Can Jeremy Corbyn’s big Brexit speech be classed as a success? It really depends on who you think it was aimed at. Unsurprisingly the softening of Labour’s Brexit stance has been welcomed by the party’s Remain-backing membership. On top of that, the Labour leader managed to please big business – for a change. Corbyn’s announcement that Labour would back the UK staying in ‘a’ customs union with the EU post-Brexit has been praised by the Institute of Directiors while the CBI say the policy would ‘put jobs and living standards first’.
However, sceptics argue that the target audience for the speech was actually the Conservative party. With Anna Soubry tabling an amendment to the trade bill calling for the UK to form ‘a’ customs union, Labour’s support on the issue means that Theresa May could now face defeat. The government is so worried about it that that the vote has been delayed and there’s talk that they may make it into a confidence vote in order to coerce Remain-backing Tories to play ball. Are these Tories really prepared to risk Prime Minister Corbyn or a general election with their party in total disarray for the sake of ‘a customs union’ with the EU?
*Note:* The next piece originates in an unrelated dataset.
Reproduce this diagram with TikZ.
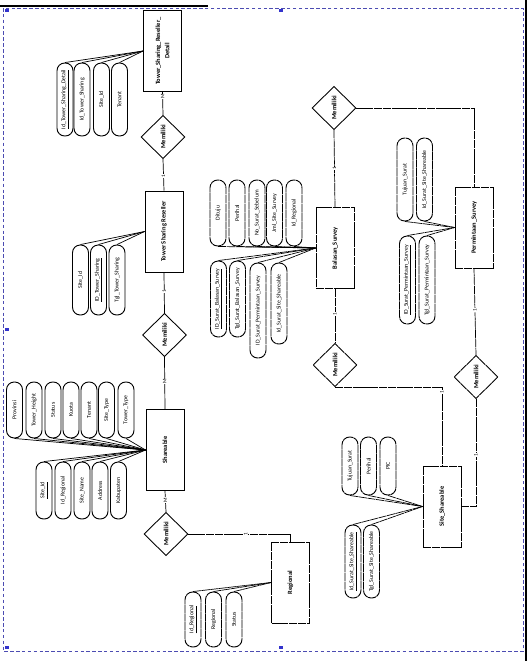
\documentclass[tikz,border=0pt]{standalone}
\usepackage{fontspec}
\setmainfont{Carlito}
\usepackage{graphicx}
\usetikzlibrary{shapes.geometric}
\newcommand{\vtxt}[1]{\rotatebox{90}{#1}}

\begin{document}
\begin{tikzpicture}[x=0.03cm,y=-0.03cm,line width=0.6pt,
  ent/.style={draw,line width=0.75pt,minimum width=1.14cm,minimum height=2.43cm,inner sep=0pt,font=\fontsize{5.5}{6.5}\selectfont\bfseries},
  rel/.style={draw,diamond,line width=0.75pt,minimum width=1.32cm,minimum height=1.3cm,inner sep=0pt,font=\fontsize{5.6}{6}\selectfont\bfseries},
  att/.style={draw,line width=0.8pt,rounded corners=2.3mm,minimum width=0.48cm,inner sep=0pt,font=\fontsize{5}{5.5}\selectfont},
  card/.style={fill=white,inner sep=0.4pt,font=\fontsize{4.5}{5}\selectfont},
  broken/.style={dash pattern=on 7pt off 0.5pt}]
  \useasboundingbox (0,0) rectangle (529,661);
  % frame of the scan
  \draw[blue!40!gray,densely dashed,thin] (3,8) rectangle (523,651);
  \draw[line width=1pt] (0,6) -- (208,6);
  \draw[line width=1.5pt] (526,0) -- (526,661);
  \foreach \p in {(7,10),(281,10),(7,329),(7,647),(281,647)}
    \fill[blue!60!gray] \p +(-2,-1.5) rectangle +(2,1.5);

  % entities
  \node[ent] (tsrd) at (162.5,51) {\vtxt{\shortstack{Tower\_Sharing\_Reseller\_\\Detail}}};
  \node[ent] (tsr) at (164,231.5) {\vtxt{Tower Sharing Reseller}};
  \node[ent] (sh) at (165,450) {\vtxt{Shareable}};
  \node[ent,broken] (reg) at (290.5,582.5) {\vtxt{Regional}};
  \node[ent,broken] (bal) at (335,248) {\vtxt{Balasan\_Survey}};
  \node[ent,broken] (perm) at (474,227.5) {\vtxt{Permintaan\_Survey}};
  \node[ent,broken] (ss) at (442,506.5) {\vtxt{Site\_Shareable}};

  % relationships
  \node[rel] (r1) at (163,137) {\vtxt{Memiliki}};
  \node[rel] (r2) at (164.5,335) {\vtxt{Memiliki}};
  \node[rel] (r3) at (166,534) {\vtxt{Memiliki}};
  \node[rel] (r4) at (334,108) {\vtxt{Memiliki}};
  \node[rel,broken] (r5) at (335,365) {\vtxt{Memiliki}};
  \node[rel,broken] (r6) at (476,377) {\vtxt{Memiliki}};

  \draw (tsrd.south) -- node[card,pos=0.2]{\vtxt{M}} (r1.north);
  \draw (r1.south) -- node[card,pos=0.53]{\vtxt{1}} (tsr.north);
  \draw (tsr.south) -- node[card,pos=0.47]{\vtxt{1}} (r2.north);
  \draw (r2.south) -- node[card,pos=0.47]{\vtxt{M}} (sh.north);
  \draw (sh.south) -- node[card,pos=0.43]{\vtxt{M}} (r3.north);
  \draw[broken] (r3.east) -| node[card,pos=0.28]{\vtxt{1}} (reg.north);
  \draw[broken] (r4.east) -| (perm.north);
  \draw[broken] (r4.south) -- node[card,pos=0.5]{\vtxt{1}} (bal.north);
  \draw[broken] (bal.south) -- node[card,pos=0.46]{\vtxt{1}} (r5.north);
  \draw[broken] (r5.south) -| node[card,pos=0.53]{\vtxt{1}} (ss.north);
  \draw[broken] (perm.south) -- node[card,pos=0.48]{\vtxt{1}} (r6.north);
  \draw[broken] (r6.south) |- node[card,pos=0.26]{\vtxt{1}} (ss.east);

  % attributes Tower_Sharing_Reseller_Detail
  \foreach \n/\x/\lab in {1/65/\underline{Id\_Tower\_Sharing\_Detail},2/82/Id\_Tower\_Sharing,3/101.5/Site\_Id,4/119.5/Tenant}{
    \node[att,minimum height=2.19cm] (tsrd\n) at (\x,99.5) {\vtxt{\lab}};
    \draw (tsrd\n.north) -- (tsrd.west);
  }
  % attributes Tower Sharing Reseller
  \foreach \n/\x/\lab in {1/80.5/Site\_Id,2/98.5/\underline{ID\_Tower\_Sharing},3/117/Tgl\_Tower\_Sharing}{
    \node[att,minimum height=2.1cm] (tsr\n) at (\x,280) {\vtxt{\lab}};
    \draw (tsr\n.north) -- (tsr.west);
  }
  % attributes Shareable
  \foreach \n/\x/\lab in {1/14.5/Provinsi,2/34/Tower\_Height,3/53/Status,4/71/Kuota,5/89/Tenant,6/106.5/Site\_Type,7/126/Tower\_Type}{
    \node[att,minimum height=1.68cm] (shT\n) at (\x,410) {\vtxt{\lab}};
    \draw (shT\n.south) -- (sh.west);
  }
  \foreach \n/\x/\lab in {1/44/\underline{Site\_Id},2/63/Id\_Regional,3/82/Site\_Name,4/100/Address,5/118.5/Kabupaten}{
    \node[att,minimum height=1.71cm] (shB\n) at (\x,490.5) {\vtxt{\lab}};
    \draw (shB\n.north) -- (sh.west);
  }
  % attributes Regional
  \foreach \n/\x/\lab in {1/193/\underline{Id\_Regional},2/213.5/Regional,3/234/Status}{
    \node[att,broken,minimum height=1.65cm] (reg\n) at (\x,619.5) {\vtxt{\lab}};
    \draw[broken] (reg\n.north) -- (reg.west);
  }
  % attributes Balasan_Survey
  \foreach \n/\x/\lab in {1/218/Dituju,2/237/Perihal,3/257/No\_Surat\_Sebelum,4/274.5/Jml\_Site\_Survey,5/294/Id\_Regional}{
    \node[att,broken,minimum height=1.98cm] (balT\n) at (\x,213) {\vtxt{\lab}};
    \draw[broken] (balT\n.south) -- (bal.west);
  }
  \foreach \n/\x/\y/\h/\lab in {1/218.5/299/2.28/\underline{ID\_Surat\_Balasan\_Survey},2/237.5/299/2.28/Tgl\_Surat\_Balasan\_Survey,3/258/310.5/2.85/ID\_Surat\_Permintaan\_Survey,4/279/303.5/2.43/Id\_Surat\_Site\_Shareable}{
    \node[att,broken,minimum height=\h cm] (balB\n) at (\x,\y) {\vtxt{\lab}};
    \draw[broken] (balB\n.north) -- (bal.west);
  }
  % attributes Permintaan_Survey
  \foreach \n/\x/\lab in {1/405/Tujuan\_Surat,2/424.5/Id\_Surat\_Site\_Shareable}{
    \node[att,broken,minimum height=2.49cm] (permT\n) at (\x,179.5) {\vtxt{\lab}};
    \draw[broken] (permT\n.south) -- (perm.west);
  }
  \foreach \n/\x/\lab in {1/407.5/\underline{ID\_Surat\_Permintaan\_Survey},2/427/Tgl\_Surat\_Permintaan\_Survey}{
    \node[att,broken,minimum height=2.64cm] (permB\n) at (\x,280) {\vtxt{\lab}};
    \draw[broken] (permB\n.north) -- (perm.west);
  }
  % attributes Site_Shareable
  \foreach \n/\x/\lab in {1/350/Tujuan\_Surat,2/368.5/Perihal,3/388/PIC}{
    \node[att,broken,minimum height=1.74cm] (ssT\n) at (\x,466) {\vtxt{\lab}};
    \draw[broken] (ssT\n.south) -- (ss.west);
  }
  \foreach \n/\x/\lab in {1/353/\underline{Id\_Surat\_Site\_Shareable},2/371.5/Tgl\_Surat\_Site\_Shareable}{
    \node[att,broken,minimum height=2.19cm] (ssB\n) at (\x,561.5) {\vtxt{\lab}};
    \draw[broken] (ssB\n.north) -- (ss.west);
  }
\end{tikzpicture}
\end{document}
But it’s here that things start to look a little bit less successful for the Labour leader. In the speech today, Corbyn issued a cross-party appeal to MPs ‘prepared to put the people’s interests before ideological fantasies’ and join Labour in ‘supporting the option of a new UK customs union with the EU, that would give us a say in future trade deals’. This pitch was clearly aimed at Remain rebels like Nicky Morgan, Sarah Wollaston and Antoinette Sandbach. Yet it’s notable that this afternoon there has been a softening of the rhetoric by some Remain-backing Conservatives. Appearing on the Daily Politics, Stephen Hammond said it was too soon to say how he would vote and pointed to it being ‘a process’. Meanwhile, Hammond’s Remain comrade Jonathan Djanogly has told the BBC that the rebel customs union amendments were not necessarily intended to be put to a vote.
That’s not to say Theresa May’s in the clear – there is a long wait until that vote. Before then, she has to deliver a Brexit speech on Friday that unites her party and eases concerns on both sides. However, the initial signs are that by being so open in his plan to cause trouble for May, Corbyn may have scared some Tories off.